As India suffered a devastating surge in Covid-19 cases and deaths, the vital role of community-led organisations became clearer than ever. And like similar organisations around the world, they are leading on one essential community service – providing food. Now funders need to catch up and put more unrestricted funding into the hands of community-based organisations that represent and understand marginalised communities. And they need to explicitly include food provision as an essential part of pandemic relief. 

Since the start of the pandemic, the Indian government’s response has severely affected those most marginalised. The sex workers of Sangli, India, have experienced “bandhs” (or curfews) before, but usually, the streets where they carry out their business are teeming with customers. Under Covid-19 restrictions, things have been different, with streets becoming deserted and lockdowns leading to no customers for local sex workers.  

Activists Meena Saraswathi Seshu and Aarthi Pai work with Sex Workers and Allies South Asia, which partners with sex-worker-led organisations and allies in India, Sri Lanka, Nepal, and Bangladesh. According to them, the loss of livelihoods for many of those they support has been fatal. 

Sangeeta, a field worker from the local sex workers’ collective Veshya Anyay Mukti Parishad (Vamp), confirms this challenge. When Vamp reported its first Covid-19 death, it wasn’t because of the virus. Manjula, a 34-year-old single mother with no other form of income besides sex work, died from suicide. She had added her name to Vamp’s list of people in need of support because, like many sex workers, she had not received government relief. 

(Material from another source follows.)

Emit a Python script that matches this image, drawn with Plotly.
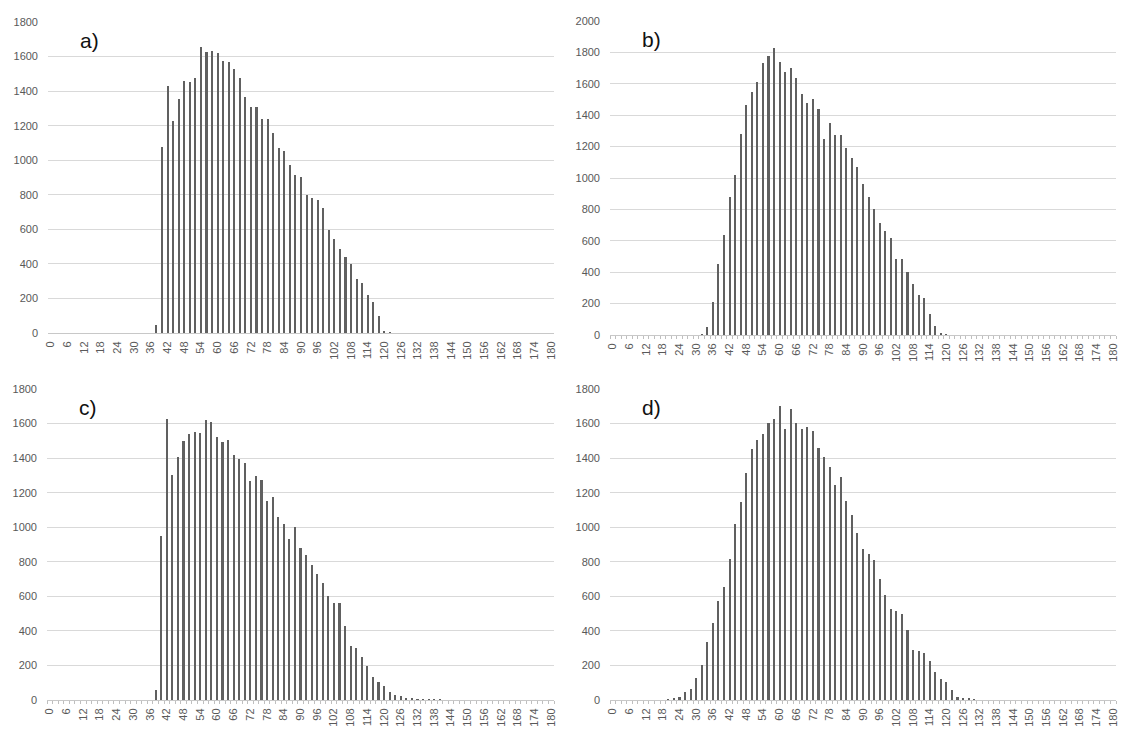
import plotly.graph_objects as go

# ---- data ----
tick_values = [0, 6, 12, 18, 24, 30, 36, 42, 48, 54, 60, 66, 72, 78, 84, 90,
               96, 102, 108, 114, 120, 126, 132, 138, 144, 150, 156, 162, 168, 174, 180]
tick_labels = [str(v) for v in tick_values]

a_start = 38
a_values = [44, 1077, 1429, 1228, 1353, 1459, 1450, 1477, 1656, 1627, 1633, 1620, 1573, 1566,
            1527, 1477, 1367, 1307, 1309, 1236, 1236, 1160, 1071, 1054, 971, 915, 903, 799,
            780, 772, 722, 598, 542, 488, 438, 402, 311, 290, 222, 180, 98, 10, 5]

b_start = 32
b_values = [4, 53, 213, 451, 634, 881, 1019, 1279, 1464, 1545, 1609, 1730, 1777, 1826, 1736,
            1677, 1698, 1640, 1534, 1479, 1502, 1438, 1249, 1353, 1277, 1275, 1189, 1126, 1068,
            962, 881, 800, 715, 660, 615, 485, 486, 402, 323, 253, 238, 132, 57, 10, 3]

c_start = 38
c_values = [56, 952, 1627, 1304, 1406, 1497, 1540, 1549, 1544, 1621, 1611, 1520, 1491, 1503,
            1416, 1395, 1371, 1267, 1298, 1271, 1149, 1174, 1058, 1019, 934, 1000, 880, 838,
            779, 729, 679, 602, 563, 563, 427, 315, 300, 251, 199, 133, 106, 83, 48, 27, 21,
            12, 8, 5, 4, 3, 3, 2]

d_start = 20
d_values = [4, 10, 19, 46, 66, 128, 201, 335, 445, 573, 656, 816, 1021, 1145, 1311, 1453, 1505,
            1542, 1602, 1629, 1704, 1567, 1685, 1603, 1567, 1580, 1557, 1460, 1406, 1348, 1246,
            1290, 1149, 1068, 965, 874, 843, 812, 700, 609, 524, 515, 497, 404, 292, 284, 273,
            226, 164, 122, 103, 60, 19, 13, 6, 3]

panels = [
    ("a)", a_start, a_values, 1800),
    ("b)", b_start, b_values, 2000),
    ("c)", c_start, c_values, 1800),
    ("d)", d_start, d_values, 1800),
]

W, H = 1121, 734
# pixel boxes of plot areas: (left, right, top, bottom)
boxes = [
    (48, 554, 22, 333),
    (610, 1116, 21, 335),
    (47, 554, 389, 700),
    (610, 1116, 389, 700),
]
show_minor = [False, True, True, True]

BAR = "#606060"
GRID = "#d9d9d9"
TXT = "#595959"
FONT = "Liberation Sans"

fig = go.Figure()
layout = dict(width=W, height=H, margin=dict(l=0, r=0, t=0, b=0, autoexpand=False),
              paper_bgcolor="white", plot_bgcolor="white", showlegend=False,
              bargap=0)
annotations = []

for i, ((label, start, vals, ymax), (l, r, t, b)) in enumerate(zip(panels, boxes)):
    n = i + 1
    xs = [start + 2 * k for k in range(len(vals))]
    xa = "x" if n == 1 else f"x{n}"
    ya = "y" if n == 1 else f"y{n}"
    fig.add_trace(go.Bar(x=xs, y=vals, width=0.75, marker=dict(color=BAR, line=dict(width=0)),
                         xaxis=xa, yaxis=ya))
    xkey = "xaxis" if n == 1 else f"xaxis{n}"
    ykey = "yaxis" if n == 1 else f"yaxis{n}"
    xaxis = dict(domain=[l / W, r / W], anchor=ya, type="linear", range=[-1, 181],
                 tickmode="array", tickvals=tick_values, ticktext=tick_labels,
                 tickangle=-90, tickfont=dict(family=FONT, size=11, color=TXT),
                 showgrid=False, zeroline=False, showline=True, linecolor="#c8c8c8",
                 linewidth=1, ticks="", ticklabelstandoff=3, fixedrange=True,
                 automargin=False)
    if show_minor[i]:
        xaxis["minor"] = dict(ticks="outside", ticklen=3, tickcolor="#bfbfbf",
                              tick0=1, dtick=2, showgrid=False)
    yaxis = dict(domain=[1 - b / H, 1 - t / H], anchor=xa, range=[0, ymax],
                 tickmode="linear", tick0=0, dtick=200, showgrid=True, gridcolor=GRID,
                 gridwidth=1, zeroline=False, showline=False, ticks="",
                 tickfont=dict(family=FONT, size=11, color=TXT), ticklabelstandoff=9,
                 fixedrange=True, automargin=False)
    layout[xkey] = xaxis
    layout[ykey] = yaxis
    annotations.append(dict(text=label, xref=f"{xa} domain", yref=f"{ya} domain",
                            x=0.06, y=0.94, xanchor="left", yanchor="middle",
                            showarrow=False,
                            font=dict(family=FONT, size=21, color="#111111")))

layout["annotations"] = annotations
fig.update_layout(**layout)
fig.write_html("out.html", config={"displayModeBar": False},
               post_script="document.body.style.margin='0';document.body.style.overflow='hidden';")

Authorities claim that these communities are by their very nature hard to reach, but local organisers and activists have been responding to urgent needs when government responses fail. Going through the Indian courts, Vamp secured third-line HIV treatment for its members who could not access medication due to the lockdown and through the National Network of Sex Workers, also distributed food parcels in more than seven districts in India. 

“Nothing about us without us” has been the rallying cry at the centre of movements across the world, fighting for self-empowerment and self-determination. For more than 30 years, people living with HIV have been putting this approach at the centre of the world’s response to the HIV epidemic, recognising that they are best placed to understand what HIV treatment and prevention programmes should look like and how to lead them. Today, amidst another kind of pandemic, this approach is paying off as groups work to keep hunger at bay. 

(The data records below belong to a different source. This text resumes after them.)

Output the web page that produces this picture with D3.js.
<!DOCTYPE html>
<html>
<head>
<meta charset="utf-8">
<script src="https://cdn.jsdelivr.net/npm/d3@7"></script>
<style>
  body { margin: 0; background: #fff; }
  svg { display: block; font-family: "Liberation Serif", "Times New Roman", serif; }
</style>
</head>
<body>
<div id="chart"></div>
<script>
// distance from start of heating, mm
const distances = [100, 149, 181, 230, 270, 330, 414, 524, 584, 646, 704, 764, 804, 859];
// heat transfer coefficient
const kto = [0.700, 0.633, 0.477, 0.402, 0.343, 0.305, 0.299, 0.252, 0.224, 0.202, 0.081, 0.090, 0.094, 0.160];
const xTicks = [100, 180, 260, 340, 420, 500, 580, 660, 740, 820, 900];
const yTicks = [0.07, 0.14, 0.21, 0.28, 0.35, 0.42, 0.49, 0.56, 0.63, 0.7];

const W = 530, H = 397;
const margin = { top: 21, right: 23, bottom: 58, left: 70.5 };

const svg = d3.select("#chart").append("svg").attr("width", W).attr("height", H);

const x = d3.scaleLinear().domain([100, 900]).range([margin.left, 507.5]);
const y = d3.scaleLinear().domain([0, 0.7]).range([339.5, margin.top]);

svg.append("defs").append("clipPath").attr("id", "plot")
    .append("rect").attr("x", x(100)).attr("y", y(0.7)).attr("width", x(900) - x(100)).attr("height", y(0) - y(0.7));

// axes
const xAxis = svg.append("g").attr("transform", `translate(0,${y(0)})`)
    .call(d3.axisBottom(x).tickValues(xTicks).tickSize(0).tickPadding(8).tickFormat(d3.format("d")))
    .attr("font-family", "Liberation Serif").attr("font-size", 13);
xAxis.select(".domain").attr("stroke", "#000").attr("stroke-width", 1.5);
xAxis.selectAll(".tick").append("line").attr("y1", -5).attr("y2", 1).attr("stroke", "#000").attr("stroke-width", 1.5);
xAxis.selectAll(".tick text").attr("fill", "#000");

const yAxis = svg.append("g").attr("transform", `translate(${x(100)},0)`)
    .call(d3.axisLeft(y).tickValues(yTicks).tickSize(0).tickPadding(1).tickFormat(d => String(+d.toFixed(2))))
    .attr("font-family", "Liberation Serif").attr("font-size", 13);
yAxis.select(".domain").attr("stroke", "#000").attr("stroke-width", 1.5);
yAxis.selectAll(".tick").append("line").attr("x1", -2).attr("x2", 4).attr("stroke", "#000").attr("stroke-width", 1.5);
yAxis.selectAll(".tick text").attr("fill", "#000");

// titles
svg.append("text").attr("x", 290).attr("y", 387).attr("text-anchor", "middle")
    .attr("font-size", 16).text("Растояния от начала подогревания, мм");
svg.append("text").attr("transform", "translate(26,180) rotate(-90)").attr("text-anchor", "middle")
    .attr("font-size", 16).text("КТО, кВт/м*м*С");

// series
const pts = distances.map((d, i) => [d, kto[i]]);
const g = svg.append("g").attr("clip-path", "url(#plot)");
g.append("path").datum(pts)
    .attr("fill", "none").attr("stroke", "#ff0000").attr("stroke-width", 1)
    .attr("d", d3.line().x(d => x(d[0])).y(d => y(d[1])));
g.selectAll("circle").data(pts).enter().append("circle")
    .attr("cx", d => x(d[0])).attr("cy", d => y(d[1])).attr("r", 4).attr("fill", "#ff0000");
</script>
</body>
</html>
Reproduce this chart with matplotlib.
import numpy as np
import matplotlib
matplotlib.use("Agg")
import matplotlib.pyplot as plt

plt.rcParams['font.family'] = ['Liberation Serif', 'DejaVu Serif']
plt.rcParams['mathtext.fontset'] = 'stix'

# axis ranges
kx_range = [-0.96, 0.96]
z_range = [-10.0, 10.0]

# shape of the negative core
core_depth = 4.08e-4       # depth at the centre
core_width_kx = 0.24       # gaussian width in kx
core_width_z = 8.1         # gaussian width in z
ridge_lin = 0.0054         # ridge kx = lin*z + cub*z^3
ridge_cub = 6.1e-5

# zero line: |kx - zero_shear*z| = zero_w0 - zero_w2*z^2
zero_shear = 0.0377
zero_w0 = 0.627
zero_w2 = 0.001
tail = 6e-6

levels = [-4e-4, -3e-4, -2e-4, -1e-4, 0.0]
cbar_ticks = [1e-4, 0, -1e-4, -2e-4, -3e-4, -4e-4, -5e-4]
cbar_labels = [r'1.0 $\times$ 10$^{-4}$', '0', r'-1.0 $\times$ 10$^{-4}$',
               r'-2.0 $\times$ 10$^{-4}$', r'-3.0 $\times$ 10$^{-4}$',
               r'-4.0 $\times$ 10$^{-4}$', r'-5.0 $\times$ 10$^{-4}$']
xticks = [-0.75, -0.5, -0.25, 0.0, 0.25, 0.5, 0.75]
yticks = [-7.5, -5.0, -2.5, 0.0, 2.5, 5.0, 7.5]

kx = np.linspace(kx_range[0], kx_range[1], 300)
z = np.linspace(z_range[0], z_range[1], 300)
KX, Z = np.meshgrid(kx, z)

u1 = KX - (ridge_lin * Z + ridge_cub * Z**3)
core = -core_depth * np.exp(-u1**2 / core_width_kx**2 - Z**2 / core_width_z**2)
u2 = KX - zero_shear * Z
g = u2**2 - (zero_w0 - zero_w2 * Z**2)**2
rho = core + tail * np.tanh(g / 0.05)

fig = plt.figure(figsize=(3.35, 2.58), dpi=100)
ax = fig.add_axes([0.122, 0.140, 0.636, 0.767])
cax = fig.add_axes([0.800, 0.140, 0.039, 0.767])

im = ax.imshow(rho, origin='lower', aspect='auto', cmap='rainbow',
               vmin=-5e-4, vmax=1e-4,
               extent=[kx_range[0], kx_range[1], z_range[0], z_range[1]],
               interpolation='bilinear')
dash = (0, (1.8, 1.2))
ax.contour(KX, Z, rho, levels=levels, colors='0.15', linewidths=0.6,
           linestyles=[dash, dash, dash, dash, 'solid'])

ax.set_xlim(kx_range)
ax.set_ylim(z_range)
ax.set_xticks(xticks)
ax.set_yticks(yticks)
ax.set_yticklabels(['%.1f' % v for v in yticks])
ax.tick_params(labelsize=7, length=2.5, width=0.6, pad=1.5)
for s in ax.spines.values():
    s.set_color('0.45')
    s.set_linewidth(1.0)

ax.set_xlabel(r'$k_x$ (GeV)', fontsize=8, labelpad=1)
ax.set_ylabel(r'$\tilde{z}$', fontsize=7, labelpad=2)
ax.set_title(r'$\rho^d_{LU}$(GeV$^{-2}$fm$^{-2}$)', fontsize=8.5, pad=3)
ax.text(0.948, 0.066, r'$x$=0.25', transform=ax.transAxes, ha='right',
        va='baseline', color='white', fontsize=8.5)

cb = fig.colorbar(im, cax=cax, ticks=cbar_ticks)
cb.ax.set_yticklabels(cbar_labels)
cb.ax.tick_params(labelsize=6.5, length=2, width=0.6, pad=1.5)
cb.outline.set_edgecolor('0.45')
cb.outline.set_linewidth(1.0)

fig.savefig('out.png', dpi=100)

When Covid-19 hit, community groups and activists ensured continued access not only to HIV treatment, but to food as well. As seen in Sangli, many HIV organisations led by sex workers or people who use drugs (groups at higher risk of contracting HIV in part because of criminalisation and stigma), are key to the HIV response and have been crucial in making sure Covid-19 assistance reaches their communities.   

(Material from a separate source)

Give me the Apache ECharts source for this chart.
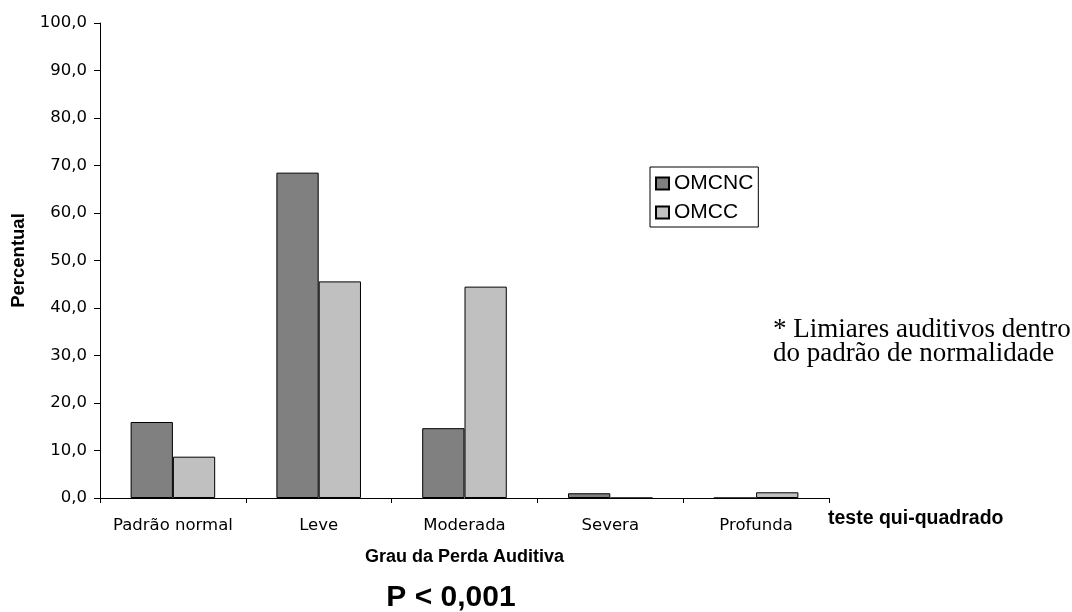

Today people from these groups sit on some of the highest decision-making bodies of national Aids councils and work with influential donors such as the Global Fund to Fight Aids, TB, and Malaria. This has encouraged donors to support the community-led response by reprioritising HIV funding towards Covid-19 work and supporting organisations to distribute personal protective equipment or deliver HIV treatment to people’s homes. 

Globally we find many more examples ranging from a group which works with drug users in Ukraine to a Brazilian collective for transgender rights to a prisons rights project in southern Africa. All of them have leveraged their deep ties in the community to help supply medicine, personal protective equipment and most importantly food during the Covid crisis. 

These examples show the power of letting marginalised people and community-based organisations take the lead. Some funders have responded to requests from civil society organisations to shift funding to address pandemic-related priorities. By September last year, the Global Fund had approved requests from more than 100 countries asking to use money that would have gone to fighting one of the fund’s three focus diseases, for fighting Covid-19. The fund is leveraging their extensive health and community network to distribute Covid-19 tools, supplies and training.  

The Robert Carr Fund took the lead from the outset, working with its donor partners to approve reworking of grants across its portfolio so they could respond to the impact of the pandemic in ways that made sense to their local contexts. 

But although some international funders were quick to pump money into masks and laboratory testing, fewer donors provided the flexibility to allow for food assistance as a part of Covid-19 support. The gap in what traditional health donors are willing to fund as part of a Covid-19 response emphasises the importance of including civil society organisations on high-level bodies within international aid again — and equipping them with the resources to meaningfully advocate for the needs of their communities.  

In total, health and community networks — many staffed by civil society organisations — have helped to distribute millions of dollars in  personal protective equipment  and Covid-19 tests, for instance. But it is impossible to stop any pandemic if people are hungry. With flexible funding and through groups such as these, food and other critical supplies can be effectively distributed to at-risk people using their existing networks and connections.